I agree with the sentiment that great APIs are a prerequisite to great SDKs, but great SDKs are really about time saving. Consider AWS's API, which requires a specific signing mechanism. That is annoying to implement manually. In general, the common method of shared-secret passed via bearer token is pretty insecure. I hope to see that change over time, and SDKs can help facilitate that.


I like the middle ground where I generate the models from OpenAPI but stick to my preferred HTTP library of choice in the language I’m using.


But you _can_ put a good SDK in place to abstract away a terrible API.

I've done this at work to ease use for clients -- once they're happy with the SDK interface I can do whatever I want behind the scenes to shore up the API/backend without impacting those same clients and their OK SDK.


As the saying goes 'if you cannot solve it with duct tape, you did not use enough duct tape' ;)


Malicious access to these tokens is malicious access to the service.


Rails 8 will by default use the DB for cache, queues and WebSocket broadcasting - https://fly.io/ruby-dispatch/the-plan-for-rails-8/


though, sqlite will not be used for the websocket broadcasting




Make one program do no one thing well.


hahaha, do you even realize what else this company makes?

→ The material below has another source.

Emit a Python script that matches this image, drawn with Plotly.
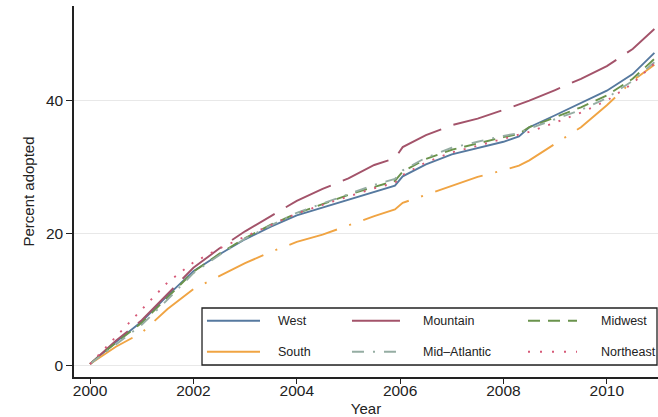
import plotly.graph_objects as go

# Adoption share (%) by region over time
years = [2000.0, 2000.5, 2001.0, 2001.5, 2002.0, 2002.5, 2003.0, 2003.5, 2004.0,
         2004.5, 2005.0, 2005.5, 2005.9, 2006.05, 2006.5, 2007.0, 2007.5, 2008.0,
         2008.3, 2008.5, 2009.0, 2009.5, 2010.0, 2010.5, 2010.92]

west = [0.3, 3.6, 6.7, 10.6, 14.3, 16.8, 19.1, 21.0, 22.7, 23.9, 25.0, 26.2, 27.2,
        28.6, 30.4, 31.9, 32.9, 33.8, 34.6, 36.0, 37.8, 39.6, 41.5, 44.0, 47.2]
mountain = [0.3, 3.8, 6.9, 10.9, 14.8, 17.7, 20.3, 22.6, 24.9, 26.7, 28.3, 30.3, 31.3,
            33.0, 34.8, 36.3, 37.3, 38.6, 39.4, 40.0, 41.6, 43.3, 45.2, 47.8, 50.8]
midwest = [0.3, 3.5, 6.5, 10.3, 14.2, 16.9, 19.3, 21.3, 23.0, 24.4, 25.8, 27.0, 27.9,
           29.3, 31.2, 32.6, 33.6, 34.5, 35.0, 36.0, 37.5, 39.0, 40.8, 43.3, 46.3]
south = [0.3, 2.9, 5.0, 8.6, 11.6, 13.6, 15.5, 17.2, 18.7, 19.8, 21.2, 22.6, 23.6,
         24.6, 25.8, 27.2, 28.5, 29.5, 30.2, 31.0, 33.5, 36.0, 39.3, 43.0, 45.4]
mid_atlantic = [0.3, 3.3, 6.2, 10.0, 14.0, 16.7, 19.2, 21.2, 23.1, 24.5, 25.9, 27.3, 28.2,
                29.5, 31.4, 32.9, 33.8, 34.7, 35.1, 35.8, 37.2, 38.6, 40.4, 43.0, 45.8]
northeast = [0.3, 4.4, 8.5, 12.6, 15.6, 17.7, 19.5, 21.3, 23.0, 24.3, 25.6, 26.8, 27.6,
             28.8, 30.7, 32.2, 33.2, 34.2, 34.8, 35.3, 36.7, 38.2, 40.0, 42.6, 45.6]

x_ticks = [2000, 2002, 2004, 2006, 2008, 2010]
y_ticks = [0, 20, 40]

FONT = "Liberation Sans, Arial, Helvetica, sans-serif"

# name, values, colour, dash in plot, dash in key
series = [
    ("West", west, "#56799f", "solid", "solid"),
    ("Mountain", mountain, "#a3536a", "50px,13px", "solid"),
    ("Midwest", midwest, "#6a934c", "12px,8px", "12px,8px"),
    ("South", south, "#f0a443", "50px,13px,2px,13px", "solid"),
    ("Mid–Atlantic", mid_atlantic, "#95ada3", "12px,9px,2px,9px", "12px,9px,2px,9px"),
    ("Northeast", northeast, "#d65a78", "2px,9px", "2px,10px"),
]

fig = go.Figure()
for name, vals, color, dash, _ in series:
    fig.add_trace(go.Scatter(
        x=years, y=vals, mode="lines", name=name, showlegend=False,
        line=dict(color=color, width=1.9, dash=dash),
    ))

# Key box in the lower right of the plotting area
shapes = [dict(type="rect", xref="paper", yref="paper",
               x0=0.2192, x1=0.9983, y0=0.0323, y1=0.186,
               line=dict(color="#222222", width=1.3), fillcolor="white", layer="above")]
annotations = []
col_line = [(0.2277, 0.3185), (0.476, 0.5582), (0.7774, 0.8613)]
col_text = [0.3455, 0.5938, 0.8986]
row_y = [0.1518, 0.0682]
for i, (name, _, color, _, key_dash) in enumerate(series):
    r, c = divmod(i, 3)
    shapes.append(dict(type="line", xref="paper", yref="paper",
                       x0=col_line[c][0], x1=col_line[c][1], y0=row_y[r], y1=row_y[r],
                       line=dict(color=color, width=2, dash=key_dash), layer="above"))
    annotations.append(dict(xref="paper", yref="paper", x=col_text[c], y=row_y[r],
                            text=name, showarrow=False, xanchor="left", yanchor="middle",
                            font=dict(family=FONT, size=12.5, color="#222222")))

fig.update_layout(
    width=658, height=417,
    margin=dict(l=74, r=0, t=6, b=40),
    paper_bgcolor="white", plot_bgcolor="white",
    font=dict(family=FONT, color="#222222"),
    shapes=shapes, annotations=annotations,
    xaxis=dict(range=[1999.69, 2010.99], tickvals=x_ticks, ticktext=[str(t) for t in x_ticks],
               showgrid=False, zeroline=False, showline=True, linecolor="#222222", linewidth=1.5,
               ticks="outside", ticklen=5, tickwidth=1, tickcolor="#222222",
               ticklabelstandoff=-6,
               tickfont=dict(size=15.5), title=dict(text="Year", font=dict(size=15), standoff=6)),
    yaxis=dict(range=[-1.66, 54.27], tickvals=y_ticks, ticktext=[str(t) for t in y_ticks],
               showgrid=True, gridcolor="#e8e8e8", gridwidth=1, zeroline=False,
               showline=True, linecolor="#222222", linewidth=1.5,
               ticks="outside", ticklen=6, tickwidth=1, tickcolor="#222222",
               tickfont=dict(size=15.5), title=dict(text="Percent adopted", font=dict(size=15), standoff=8)),
)

fig.write_html("out.html")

It looks like one you shouldn't implement.


May I ask why? Actually I never used a NoSQL one so curious.


The for most people somewhat counter-intuitive answer is that NoSql is very rigid. It is counter intuitive, because having no required schema up front appears to be more flexible, not less.

However, having your database not handle schema means your application must do it, there is no way around it. If you ask for an DayEvent and you get back something totally different, what do you do?

The rigidness in most NoSql (assuming some form of document store like MongoDB) comes from its inability to combine data in new ways in a performant manner (joins). This is what SQL excels at. That implies you need to design your data in exactly the way it is going to be consumed, because you can't easily recombine the pieces in different ways as you iterate your application. Generally you must know your data access patterns in advance to create a well behaved NoSql database. Changes are hard. This is rigid.

Thus, it actually makes more sense to go from sql to a nosql, as you gain experience and discover the data access patterns. The advantage of nosql is not flexibility, that is actually its disadvantage! The advantage is rather its horizontal scalability. However, a decent sql server with competently designed schema will go a very long way.


I think you have a very thoughtful take but believe it's a mistake to think of 'NoSQL' as a monolithic category..

There's a very wide spectrum from having an evolvable document oriented data model with evolvable strongly consistent secondary indexes, transactions, aggregations, and joins to simplistic key/value stores like DynamoDB and Cassandra that do force you into a very much waterfall posture that I think you are spot on in pointing out.


Because events are related to users and they both are related to timezones and events can be related to each other. MongoDB is really good for storing big blobs of data you want to retrieve quickly, with some basic search and index, but it's awful at relations between data.


Ah I see what you mean. That makes sense!


Permission boundaries


Savings plans, spot, EDP discounts. Some of these have to be applied, right?


At this level they can just go bare metal or colo. Use Hetzner's pricing as reference. Logs don't need the same level of durability as user data, some level of failure is perfectly fine. I would estimate 100k per month or less, maximum 200K.